Software firewalls also come with some pros and cons, so businesses can consider whether it’s worth it. Their main advantage lies in versatility, software firewalls can be installed initially in user devices, making them great in environments where network-wide implementation is not practical. They are also simple to use and install, making it ideal for small businesses with limited expertise. Last but not least, software firewalls will generally have lower costs.
However, not every software firewall is capable of providing the same level of protection the hardware firewalls do. Managing and updating firewalls in individual user devices might become challenging after a while, and a compromised device might compromise the network. Businesses should weigh these pros and cons carefully, factoring in mobility, costs, and ease of management to determine whether software firewalls align with their security strategy.
Choosing between a software firewall and a hardware firewall requires the consideration of your specific business needs. Size is a big factor, while larger organizations would benefit from a hardware firewall for network-wide protection, smaller businesses can leverage the cost-effectiveness and user-friendliness of software firewalls.
Furthermore, contemplate your IT resources and expertise. Hardware firewalls often demand specialized knowledge for setup and maintenance, potentially straining smaller IT teams. On the other hand, software firewalls can be more manageable for businesses without extensive technical know-how.
But in general, businesses should consider their business needs and security goals when trying to choose between these two types of firewalls. In environments where stringent security is preferred, a hardware firewall would generally be a wiser choice. But you can’t overlook the fact that software firewalls are more versatile and flexible for everyone involved.
Another common factor when choosing between these types of firewalls is the costs associated with their implementation and maintenance. Hardware firewalls will always be more expensive initially when you think about the hardware you need to purchase. This can become a significant investment, especially for smaller businesses.
With that being said, software firewalls are usually the cost-friendly option between the two. They don’t have upfront hardware expenses and can be installed into company devices directly. However, keep in mind that software firewalls might still involve costs, including licensing fees and potential fees for advanced features or support.
It’s crucial to look beyond the initial expenses and consider the long-term cost of ownership. Hardware firewalls might have lower ongoing maintenance costs due to their robust nature, while software firewalls might require more frequent updates and monitoring.
The performance and maintenance considerations are vital in the deciding process. Hardware firewalls are robust performers and they can handle heavy loads of traffic continuously. They have a dedicated processing power which makes them a great choice for businesses with data-intensive operations.
Maintenance for hardware firewalls is relatively straightforward, with regular manufacturer updates bolstering security. However, initial setup complexity and potential hardware issues should be considered.
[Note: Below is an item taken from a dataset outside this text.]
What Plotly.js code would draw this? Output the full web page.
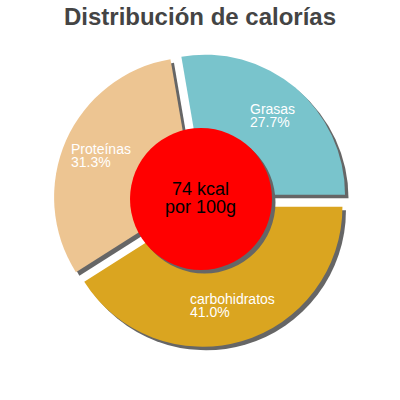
<!DOCTYPE html>
<html><head><meta charset="utf-8">
<script src="https://cdn.plot.ly/plotly-3.0.1.min.js"></script>
<style>html,body{margin:0;padding:0;background:#fff}#c{width:400px;height:400px}</style>
</head><body><div id="c"></div>
<script>
var labels = ["Grasas", "Proteínas", "carbohidratos"];
var values = [27.7, 31.3, 41.0];
var colors = ["#79C4CC", "#EDC592", "#DAA520"];
var centerText = ["74 kcal", "por 100g"];
var titleText = "Distribución de calorías";

var W = 400, H = 400;
var FONT = "Liberation Sans, Arial, sans-serif";
var cx = 200.5, cy = 200, R = 140, pull = 0.05;
var half = R * (1 + pull);
var sh = 3.5;
var dom = {x: [(cx - half) / W, (cx + half) / W], y: [1 - (cy + half) / H, 1 - (cy - half) / H]};
var domS = {x: [(cx - half + sh) / W, (cx + half + sh) / W], y: [1 - (cy + half + sh) / H, 1 - (cy - half + sh) / H]};
var pulls = labels.map(function(){return pull;});
var total = values.reduce(function(a,b){return a+b;},0);
var rot = 90 - 360 * values[0] / total;

var shadow = {type: "pie", values: values, labels: labels, sort: false, direction: "counterclockwise", rotation: rot,
  pull: pulls, domain: domS, marker: {colors: labels.map(function(){return "#666666";}), line: {width: 0}},
  textinfo: "none", hoverinfo: "skip", showlegend: false};
var main = {type: "pie", values: values, labels: labels, sort: false, direction: "counterclockwise", rotation: rot,
  pull: pulls, domain: dom, marker: {colors: colors, line: {width: 0}},
  textinfo: "none", hoverinfo: "label+percent", showlegend: false};

var ctx = document.createElement("canvas").getContext("2d");
function textW(s, size, bold) { ctx.font = (bold ? "bold " : "") + size + "px 'Liberation Sans'"; return ctx.measureText(s).width; }

var annotations = [];
var cum = 0, LS = 14, lineGap = 13;
for (var i = 0; i < values.length; i++) {
  var th = 2 * Math.PI * (cum + values[i] / 2) / total;
  cum += values[i];
  var d = R * pull + R * 0.736;
  var px = cx + d * Math.cos(th), py = cy - d * Math.sin(th);
  var lines = [labels[i], (values[i] / total * 100).toFixed(1) + "%"];
  var bw = Math.max(textW(lines[0], LS), textW(lines[1], LS));
  var left = px - bw / 2;
  for (var k = 0; k < lines.length; k++) {
    var ly = py + (k - 0.5) * lineGap;
    annotations.push({xref: "paper", yref: "paper", x: left / W, y: 1 - ly / H, xanchor: "left", yanchor: "middle",
      showarrow: false, text: lines[k], borderpad: 0,
      font: {family: FONT, size: LS, color: "#ffffff"}});
  }
}
var ccx = 201, ccy = 199, cr = 71;
for (var k = 0; k < centerText.length; k++) {
  var ly2 = ccy - 1 + (k - 0.5) * 17.5;
  annotations.push({xref: "paper", yref: "paper", x: (ccx - 0.5) / W, y: 1 - ly2 / H, xanchor: "center", yanchor: "middle",
    showarrow: false, text: centerText[k], borderpad: 0,
    font: {family: FONT, size: 18, color: "#000000"}});
}

var shapes = [
  {type: "circle", xref: "paper", yref: "paper", x0: (ccx - cr + sh) / W, x1: (ccx + cr + sh) / W,
    y0: 1 - (ccy + cr + sh) / H, y1: 1 - (ccy - cr + sh) / H, fillcolor: "#666666", line: {width: 0}},
  {type: "circle", xref: "paper", yref: "paper", x0: (ccx - cr) / W, x1: (ccx + cr) / W,
    y0: 1 - (ccy + cr) / H, y1: 1 - (ccy - cr) / H, fillcolor: "#ff0000", line: {width: 0}}
];

var layout = {width: W, height: H, margin: {l: 0, r: 0, t: 0, b: 0}, paper_bgcolor: "#ffffff",
  title: {text: "<b>" + titleText + "</b>", x: 0.5, xanchor: "center", yref: "container", y: 1 - 17 / H, yanchor: "middle",
    font: {family: FONT, size: 24, color: "#444444"}},
  annotations: annotations, shapes: shapes, showlegend: false};
Plotly.newPlot("c", [shadow, main], layout, {staticPlot: true});
</script></body></html>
Software firewalls are definitely easier when it comes to setup, but they may affect the performance mildly. In terms of maintenance, updating these tools in each individual device might be tiresome after a while.
Considering these upsides and downsides, you can choose the right solution for your business in terms of performance and maintenance. If you don’t have a data-intensive business, software firewalls would be sufficient. But otherwise, opting for hardware firewalls would be wise.
Real-world examples shed light on the effectiveness of hardware and software firewalls. In a large financial institution, a hardware firewall stood as a defense, safeguarding sensitive customer data against external threats. Its ability to handle substantial network traffic without compromising performance was crucial in maintaining operational efficiency. Users were able to continue their operations while the firewall didn’t affect the traffic drastically.
Conversely, a tech startup with a dynamic workforce found software firewalls better suited to its needs. With employees frequently working remotely and using diverse devices, software firewalls provided adaptable protection without inhibiting productivity. Regular updates and ease of setup ensured consistent security across the organization.
Making the choice between a hardware firewall and a software firewall depends on several factors such as cost, performance, maintenance, security level, and the type of data handled by the organization. What is essential is that both of these types have pros and cons, and one of them is not clearly better than the other.
What you need to do here is choose the right decision for your business by evaluating your security goals and business needs. As a general rule of thumb, large enterprises usually go for hardware firewalls while smaller organizations with a diverse workforce generally do well with a software firewall.